Monday, February 11, 2008

Second Wave Feminism and "Post-Feminism"

The feminism movement encouraged women to understand the psychological implications of sexist stereotypes, and attempted to make women realize that they could achieve more in life then being a mother and house wife.

In "Why Have There Been No Great Women Artists?" Linda Nochlin states "while the recent upsurge of feminist activity has been a liberating one, its forces has been chiefly emotional-personal, psychological, and subjective centered.....like any other revolution the feminist one must ultimately come to grips with the intellectual and and ideological basis of the various intellectual or scholarly disciplines in the same way that it questions the ideologies of present social institutions." Noclin argues that what is important is that women face up to the reality of their history and present situation and rather than making excuses based on our "disadvantages", women should reveal institutional and intellectual weakness, simultaneously destroying false consciousness. Nochlin suggests that when asked, Why have there been no great artists, that we do not fall into the trap of drugging up women artists from the pasts who have left their mark, but rather question the institution and our education.

When asking, "why have there been no great women artists?, Nochlin points out the failure of the institution to expand its definition of great. Throughout art history the great artist has been conceived as one who is "genius." The term genius has historically always been associated with the male, one who is godlike. It is not until the institution expands its definition of genius as one that is dynamic rather than static, that the institution can open true greatness to anyone, man or woman. In the end Nochlin suggests, "it is indeed institutionally made impossible for women to achieve artistic excellence or success, on the same footing as men no matter what the potency of their so-called talent or genius."

Post-feminism

Amelia Jones states that post feminism follows the Mulveyan way of thought. If we recall in "Visual Pleasure and Narrative Cinema", Laura Mulvey notes that Freud had referred to (infantile) scopophilia - the pleasure involved in looking at other people’s bodies as (particularly, erotic) objects. In the darkness of the cinema auditorium it is notable that one may look without being seen either by those on screen by other members of the audience. Mulvey argues that various features of cinema viewing conditions facilitate for the viewer both the voyeuristic process of objectification of female characters and also the narcissistic process of identification with an ‘ideal ego’ seen on the screen. She declares that in patriarchal society ‘pleasure in looking has been split between active/male and passive/female. Jone's states that the Mulveyan "feminist anti-fetishism", where visual seduction is seen to be necessarily complicitous with male fetishism, female pleasure is simply ignored. "Ironicallly, in overlooking the question of female pleasure, critical texts that privilege feminist appropriation art for its refusal of the desiring "male gaze" have maintained the boundaries of masculinist critical and viewing authority even as they worked to celebrate practices that critique it." In stating such, Jone's suggests that the fault within the post feminist program,with its Mulveyan focus on male pleasure, is that it prohibits the possibility of a desiring female spectator.

Monday, February 4, 2008

Beyond Idetity, Towards Affiliation part II, Gillian Wearing

Gillian Wearing's photographs/videos, question identity, memory, and the veracity of the photographic medium. Wearing focuses on questions of human spectacle and the blurred boundaries between reality and fantasy, through various kinds of masks—from literal disguises to voice dubbing—to conceal the physical identities of her subjects and allow them to reveal their innermost secrets. In her Family Album series (2003) Wearing adapted this strategy to a more autobiographical end. Donning silicon prosthetics, she meticulously reconstructed old family snapshots, transforming herself into her mother, father, uncle, and brother as young adults or adolescents.
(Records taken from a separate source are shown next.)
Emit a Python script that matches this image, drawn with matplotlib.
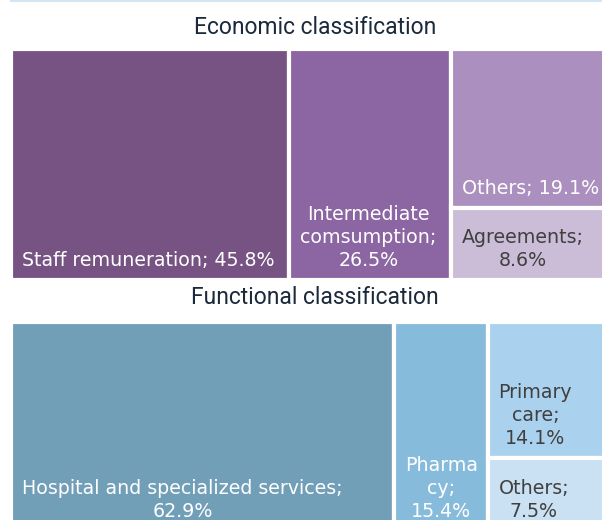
import matplotlib
matplotlib.use("Agg")
import matplotlib.pyplot as plt
from matplotlib.patches import Rectangle
from matplotlib.transforms import offset_copy
from matplotlib.lines import Line2D

# ---- data ----
econ_labels = ["Staff remuneration; 45.8%", "Intermediate\ncomsumption;\n26.5%",
               "Others; 19.1%", "Agreements;\n8.6%"]
econ_values = [45.8, 26.5, 19.1, 8.6]
econ_colors = ["#775384", "#8c66a2", "#ab8fbe", "#cbbcd8"]
econ_text = ["white", "white", "white", "#404040"]

func_labels = ["Hospital and specialized services;\n62.9%", "Pharma\ncy;\n15.4%",
               "Primary\ncare;\n14.1%", "Others;\n7.5%"]
func_values = [62.9, 15.4, 14.1, 7.5]
func_colors = ["#729fb8", "#87bbdb", "#aad2ee", "#c9e1f3"]
func_text = ["white", "white", "#404040", "#404040"]

titles = ["Economic classification", "Functional classification"]

W, H = 602, 520
fig = plt.figure(figsize=(W / 100, H / 100), dpi=100)


def px_axes(x0, y0, x1, y1):
    # pixel coords with origin top-left
    return fig.add_axes([x0 / W, 1 - y1 / H, (x1 - x0) / W, (y1 - y0) / H])


def treemap(ax, values, colors, labels, tcolors):
    total = sum(values)
    ax.set_xlim(0, total)
    ax.set_ylim(total, 0)
    ax.axis("off")
    # two columns, then remaining stacked in the last column
    rects = []
    x = 0
    for v in values[:2]:
        rects.append((x, 0, v, total))
        x += v
    rest = values[2:]
    colw = sum(rest)
    y = 0
    for v in rest:
        h = total * v / colw
        rects.append((x, y, colw, h))
        y += h
    for (rx, ry, rw, rh), c, lab, tc in zip(rects, colors, labels, tcolors):
        ax.add_patch(Rectangle((rx, ry), rw, rh, facecolor=c, edgecolor="white",
                               linewidth=3.0, clip_on=False))
        tr = offset_copy(ax.transData, fig=fig, x=11, y=10, units="dots")
        ax.text(rx, ry + rh, lab, transform=tr, ha="left", va="bottom",
                multialignment="center", fontsize=13.7, color=tc,
                family="DejaVu Sans", linespacing=1.28, clip_on=False)


ax1 = px_axes(11, 49, 619, 280)
treemap(ax1, econ_values, econ_colors, econ_labels, econ_text)
ax2 = px_axes(11, 322, 619, 531)
treemap(ax2, func_values, func_colors, func_labels, func_text)

fig.text(315 / W, 1 - 28 / H, titles[0], ha="center", va="center",
         fontsize=16.5, family="Roboto", color="#1b2a3a")
fig.text(315 / W, 1 - 298 / H, titles[1], ha="center", va="center",
         fontsize=16.5, family="Roboto", color="#1b2a3a")

fig.add_artist(Line2D([11 / W, 1], [1 - 0.8 / H, 1 - 0.8 / H], color="#d5e5f3",
                      linewidth=1.5, transform=fig.transFigure))

fig.savefig("out.png", dpi=100)
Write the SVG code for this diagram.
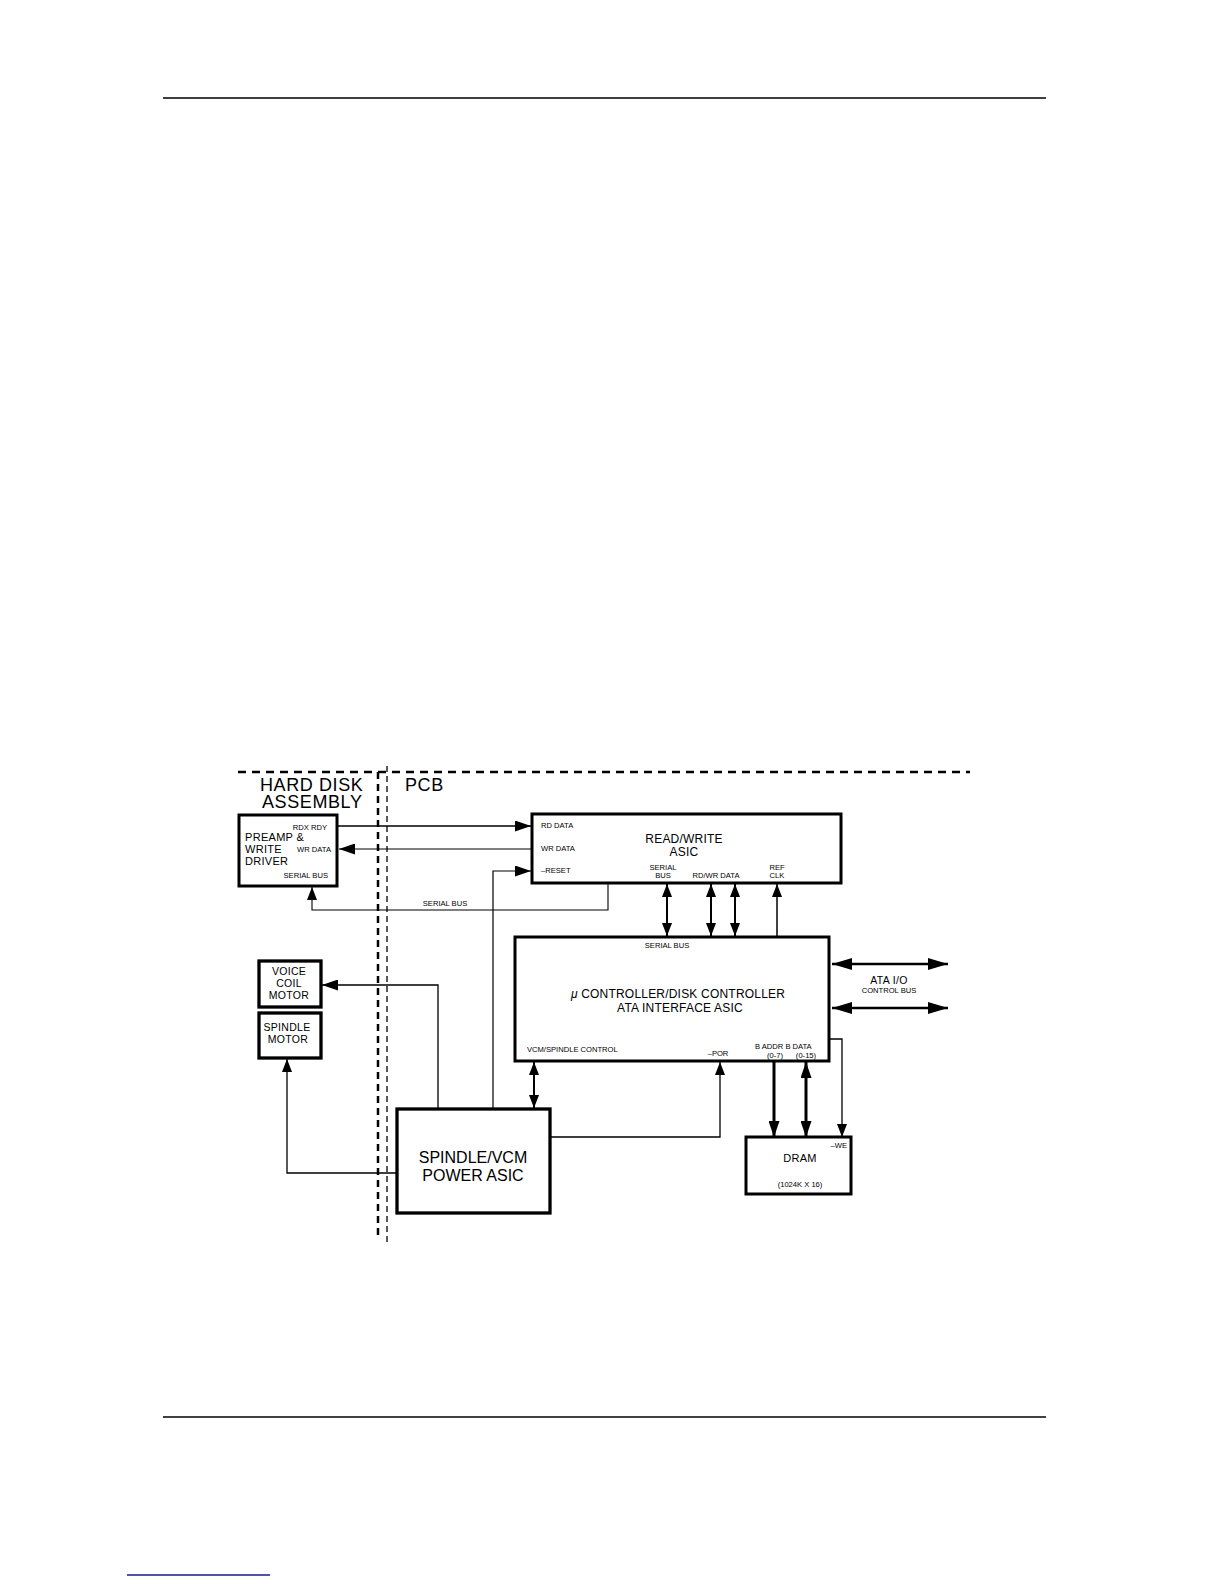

Beyond Identity, Towards affiliation

What are the circumstances that shape ones identity? Richard Meyer states that in its "contemporary usage the term "identity" suggests that individuals recognize themselves through a shared condition or quality, be it race, reliogion, gender, sexuality, or cultural orgin." This defintion implies a sense of fixity and giveness, suggesting that identity is "simply acheived." It is true that there are a set of historical conditions that we are born with that attempt to ground our identity, however they do not shape who or what we are. In "Postethnic America," David A. Hollinger, states" the term identity is more psychological than social, and hides the extent to which the acheivment of identity is a social process by which a person becomes affiliated with one or more acculturating cohorts." The idea of affiliation suggests a greater measure of flexibilty and is performative, while the term identity is something that is. Therefore a postethnic perspective favors voluntary over involuntary affiliations. Judith Butler writes, "the body is a set of possibilites that are not predetermined by some manner of interior essence, and suggests that identity/gender is performative rather than natural. "Gender is an act," and it is real only to the extent that it is performed." I beleive that identity is not fixed, and is always changing as we play out our lives.